One of the hardest experiences in life is the death of a loved one. For centuries we have memorialized the remains of our loved ones with a cold and impersonal granite marker. We attempt to make them more personal with our dearly departed’s name, date of birth, date of demise and a heartfelt inscription. Today, technology is offering us a more personal approach at remembering those who have gone before us.
Quick Response (QR) codes are being added to grave markers to give visitors the chance to see, hear and even experience the lives of the dead. Visitors to the cemetery are no longer limited to the cold and impersonal tombstone’s etched letters and numbers.
The QR codes are being added to grave markers, when read by a smartphone QR reader, a website or multimedia collection created by the family is launched. This gives family members the ability to provide an interactive life story to anyone standing over the grave or logging in online.

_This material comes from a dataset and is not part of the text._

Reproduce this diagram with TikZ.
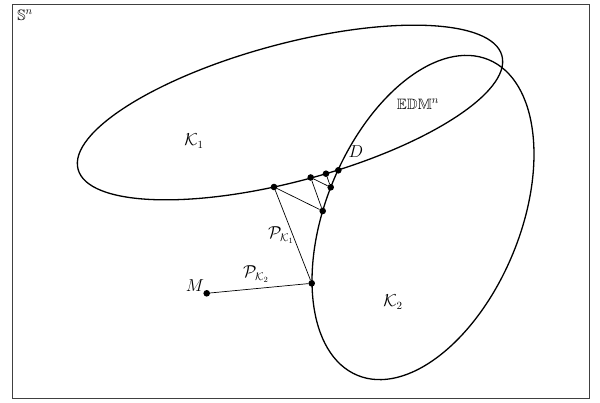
\documentclass[tikz,border=0pt]{standalone}
\usepackage{amsmath,amssymb}
\begin{document}
\begin{tikzpicture}[x=1pt,y=1pt,
  framebox/.style={draw=black!75,line width=0.9pt},
  setline/.style={line width=1.3pt},
  projline/.style={line width=0.7pt},
  dot/.style={circle,fill=black,inner sep=0pt,minimum size=6.6pt},
  lab/.style={inner sep=0pt,font=\fontsize{16}{19}\selectfont},
  smalllab/.style={inner sep=0pt,font=\fontsize{15}{18}\selectfont}]
\useasboundingbox (0,0) rectangle (600,-402);
\fill[white] (0,0) rectangle (600,-402);
\draw[framebox] (12,-4.5) rectangle (589.5,-398.5);
% sets
\draw[setline,rotate around={15:(290,-112.5)}] (290,-112.5) ellipse [x radius=219.4pt, y radius=68.7pt];
\draw[setline,rotate around={67.4:(423,-217.5)}] (423,-217.5) ellipse [x radius=170.9pt, y radius=96.9pt];
% points
\node[dot] (m)  at (206.7,-293.3) {};
\node[dot] (q1) at (311.7,-283.3) {};
\node[dot] (r1) at (274,-187) {};
\node[dot] (q2) at (322.7,-211) {};
\node[dot] (r2) at (310.7,-177.5) {};
\node[dot] (q3) at (330.7,-187.3) {};
\node[dot] (r3) at (326,-173.7) {};
\node[dot] (d)  at (338.3,-170.3) {};
% projections
\draw[projline] (m) -- (q1);
\draw[projline] (q1) -- (r1);
\draw[projline] (r1) -- (q2);
\draw[projline] (q2) -- (r2);
\draw[projline] (r2) -- (q3);
\draw[projline] (q3) -- (r3);
% labels
\node[smalllab] (sn) at (25,-15) {$\mathbb{S}^n$};
\node[lab] (k1) at (194,-141) {$\mathcal{K}_1$};
\node[lab] (k2) at (393,-302) {$\mathcal{K}_2$};
\node[smalllab] (edm) at (418,-104) {$\mathbb{EDM}^n$};
\node[lab] (dl) at (356,-152) {$D$};
\node[lab] (ml) at (195,-285.5) {$M$};
\node[lab] (pk1) at (281,-235) {$\mathcal{P}_{\mathcal{K}_1}$};
\node[lab] (pk2) at (256,-274) {$\mathcal{P}_{\mathcal{K}_2}$};
\end{tikzpicture}
\end{document}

“It is about keeping the memory of someone alive,” Stephen Nimmo, managing director of the funeral home Chester Pearce Associates said. “This man or woman really did something, these are people they knew, these are their family, this is where they went. You can learn a lot more about people than what you see on the stone.”
However, this new technology isn’t for everyone just yet, last month the cemetery advisory committee of Arlington National Cemetery discussed the use of QR codes on headstones at its quarterly meeting. They decided to stick with the policy of not allowing QR codes at grave sites.
“It’s something that’s worth discussing with the veteran’s community,” said Joe Davis, spokesman for the Veterans of Foreign Wars. “We like the idea of telling the story of the individual buried there. A story that’s untold is a story that’s lost forever.” Davis emphasized the importance of ensuring the stories are accurate, and finding contributors to write the stories before moving forward with such a plan.
In a historical cemetery, QR codes could give visitors a greater understanding of the information and appreciation of those who are buried there. Students visiting the cemetery could receive a history lesson. Traditional headstones are very limited in the details about a person’s life story.
QR codes on tombstones first drew significant attention in 2011 when Quiring Monuments, a Seattle-based company, began selling them in its search for innovation.
“You’re growing or you’re dying. We always wanted to push the envelope and try new things,” says Jon Reece, the company’s general manager. Quiring Monuments chose QR codes after considering near-field chips, and realizing the technology wouldn’t work with most phones available at the time.
Rob Jones, the Anchorage Memorial Park Cemetery director, expects to expand the use of QR codes in 2014 from traditional graves to his columbarium wall, a 600-foot long structure that can hold about 9,000 urns. Since the niches used for storing remains aren’t actually purchased from the park, the cemetery retains additional say over how the wall is decorated.
The cemetery’s advisory board has given unanimous approval and Jones is waiting for approval from the municipal government so that he can allow expanded use of QR codes.
Placing QR codes on grave markers is a technology that has its fair share of supporters and opponents, but whichever camp you belong to, one thing is true, this is just one of the many uses the future holds for QR codes.